Подобная правда типического сюжета-ситуации не нуждается в летописце для своего обоснования. Ссылки Сервантеса на источники его «истории» иронически противоречивы. Они появляются уже в начале первой главы, где мы узнаем, что авторы, писавшие о Дон Кихоте, «расходятся» по вопросу о его фамилии, причем у Сервантеса свое особое мнение. С 9-й главы Сервантес вводит в повествование арабского историка Сида Ахмета Бенинхали, рукопись которого, некогда написанная, только что попала ему в руки, так что теперь он, Сервантес, подобно авторам рыцарских романов, часто ссылающихся на мавританские источники, может спокойно продолжать свой «достоверный» рассказ. К концу повествования, однако, он явно впадает в противоречие с хронологией «истории не весьма древней», но которой «коварное время» уже грозит истреблением: в последних главах опубликованной в 1615 году второй части Дон Кихот и Санчо обсуждают вышедший в 1614 году «подложный» роман Авельянеды. Правда художественного вымысла для Сервантеса более емка, чем «летописная» правда рыцарских историй, она не прикреплена ни к реально существовавшему лицу, ни к времени и месту в узком смысле слова.

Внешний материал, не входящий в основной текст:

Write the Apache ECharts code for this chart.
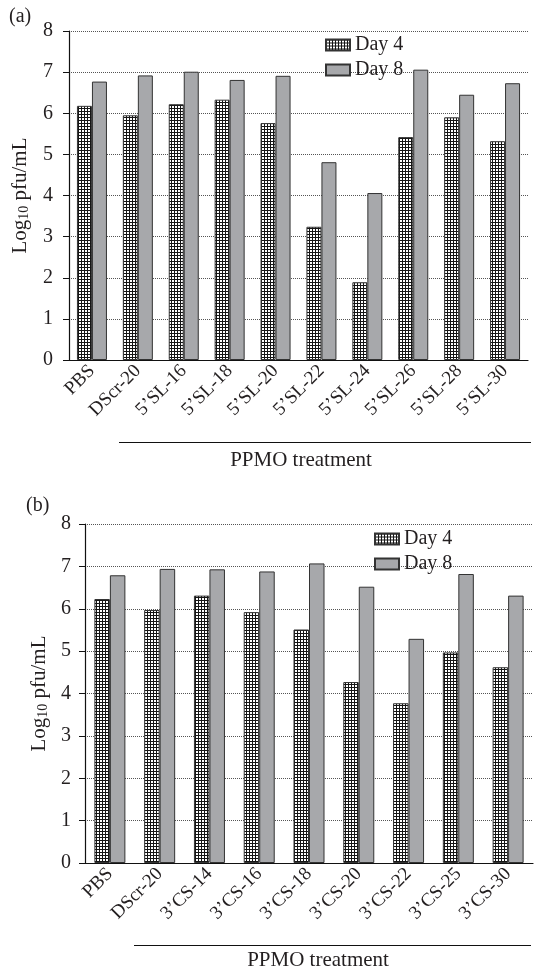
<!DOCTYPE html>
<html>
<head>
<meta charset="utf-8">
<script src="https://cdn.jsdelivr.net/npm/echarts@6/dist/echarts.min.js"></script>
<style>
  html, body { margin: 0; padding: 0; background: #fff; }
  #chart { width: 537px; height: 969px; }
</style>
</head>
<body>
<div id="chart"></div>
<script>
// panel (a)
var catsA = ['PBS', 'DScr-20', '5’SL-16', '5’SL-18', '5’SL-20', '5’SL-22', '5’SL-24', '5’SL-26', '5’SL-28', '5’SL-30'];
var day4A = [6.18, 5.95, 6.22, 6.33, 5.76, 3.24, 1.89, 5.42, 5.90, 5.32];
var day8A = [6.77, 6.92, 7.01, 6.81, 6.91, 4.81, 4.06, 7.06, 6.45, 6.73];
// panel (b)
var catsB = ['PBS', 'DScr-20', '3’CS-14', '3’CS-16', '3’CS-18', '3’CS-20', '3’CS-22', '3’CS-25', '3’CS-30'];
var day4B = [6.23, 5.97, 6.31, 5.92, 5.51, 4.27, 3.77, 4.97, 4.62];
var day8B = [6.79, 6.94, 6.93, 6.88, 7.07, 6.52, 5.29, 6.82, 6.31];
var yTicks = [0, 1, 2, 3, 4, 5, 6, 7, 8];

var FONT = 'Liberation Serif';
var INK = '#231f20';

// checkered fill for Day 4
function checker() {
  var c = document.createElement('canvas');
  c.width = 3; c.height = 3;
  var g = c.getContext('2d');
  g.fillStyle = '#151515';
  g.fillRect(0, 0, 3, 3);
  g.fillStyle = '#ffffff';
  g.fillRect(1, 1, 2, 2);
  return c;
}
var checkFill = { image: checker(), repeat: 'repeat' };

function yAxis(gi, gap, margin) {
  return {
    gridIndex: gi, type: 'value', min: 0, max: yTicks[yTicks.length - 1], interval: 1,
    name: '{a|Log}{s|10}{a| pfu/mL}', nameLocation: 'middle', nameGap: gap,
    nameTextStyle: {
      rich: {
        a: { fontFamily: FONT, fontSize: 21, color: INK },
        s: { fontFamily: FONT, fontSize: 14, color: INK, verticalAlign: 'bottom', padding: [8, 0, 0, 0] }
      }
    },
    axisLine: { show: true, lineStyle: { color: '#111', width: 1.2 } },
    axisTick: { show: true, length: 6, lineStyle: { color: '#111' } },
    axisLabel: { fontFamily: FONT, fontSize: 20, color: INK, margin: margin },
    splitLine: { show: true, lineStyle: { type: 'dotted', color: '#555', width: 1 } }
  };
}

function xAxis(gi, cats) {
  return {
    gridIndex: gi, type: 'category', data: cats, boundaryGap: true,
    axisLine: { lineStyle: { color: '#111', width: 1.2 } },
    axisTick: { alignWithLabel: true, length: 5, lineStyle: { color: '#111' } },
    axisLabel: { rotate: 45, fontFamily: FONT, fontSize: 19, color: INK, margin: 8, interval: 0 }
  };
}

function bars(name, data, gi, fill, w) {
  return {
    name: name, type: 'bar', data: data, xAxisIndex: gi, yAxisIndex: gi,
    barWidth: w, barGap: '0%',
    itemStyle: { color: fill, borderColor: '#333', borderWidth: 1 },
    emphasis: { disabled: true }
  };
}

function legend(left, top) {
  return {
    left: left, top: top, orient: 'vertical', icon: 'rect',
    itemWidth: 24, itemHeight: 11, itemGap: 5,
    textStyle: { fontFamily: FONT, fontSize: 20, color: INK },
    data: ['Day 4', 'Day 8']
  };
}

var chart = echarts.init(document.getElementById('chart'));
chart.setOption({
  animation: false,
  textStyle: { fontFamily: FONT },
  grid: [
    { left: 69, right: 9, top: 31, bottom: 609 },
    { left: 85, right: 4, top: 524, bottom: 106 }
  ],
  legend: [legend(320, 30), legend(369, 524)],
  xAxis: [xAxis(0, catsA), xAxis(1, catsB)],
  yAxis: [yAxis(0, 38, 16), yAxis(1, 34, 14)],
  series: [
    bars('Day 4', day4A, 0, checkFill, 15),
    bars('Day 8', day8A, 0, '#a7a8ab', 15),
    bars('Day 4', day4B, 1, checkFill, 15.5),
    bars('Day 8', day8B, 1, '#a7a8ab', 15.5)
  ],
  graphic: [
    { type: 'text', left: 9, top: 7, style: { text: '(a)', font: '20px "Liberation Serif"', fill: INK } },
    { type: 'text', left: 26, top: 496, style: { text: '(b)', font: '20px "Liberation Serif"', fill: INK } },
    { type: 'line', shape: { x1: 119, y1: 442.5, x2: 531, y2: 442.5 }, style: { stroke: '#111', lineWidth: 1 } },
    { type: 'text', x: 301, y: 460, style: { text: 'PPMO treatment', font: '21px "Liberation Serif"', fill: INK, align: 'center', verticalAlign: 'middle' } },
    { type: 'line', shape: { x1: 134, y1: 945.5, x2: 531, y2: 945.5 }, style: { stroke: '#111', lineWidth: 1 } },
    { type: 'text', x: 318, y: 960, style: { text: 'PPMO treatment', font: '21px "Liberation Serif"', fill: INK, align: 'center', verticalAlign: 'middle' } }
  ]
});
</script>
</body>
</html>
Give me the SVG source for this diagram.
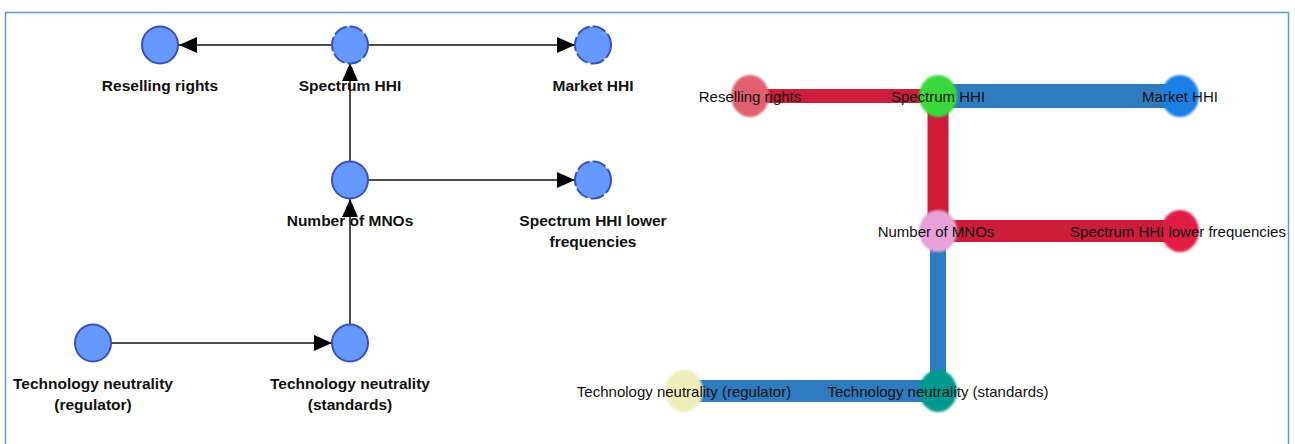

Это правда художественно типическая. Пресловутая небрежность Сервантеса в фактических деталях, возможно, вполне сознательна и направлена против наивного реализма вкусов его аудитории, придавая типичности рассказа более широкое, не фактографическое значение. В эпизоде «ревунов», когда у читателя, как и у Дон Кихота, возникает неясность, кто ревел ослом, два рехидора или два алькальда, Санчо Панса вполне резонно отвечает, что «этому не следует придавать особое значение… достоверность этой истории не зависит от того, кто именно ревел: алькальды или же рехидоры, – важно, что кто-то из них в самом деле ревел, а зареветь ослом что алькальду, что рехидору всегда есть от чего» (II, 27).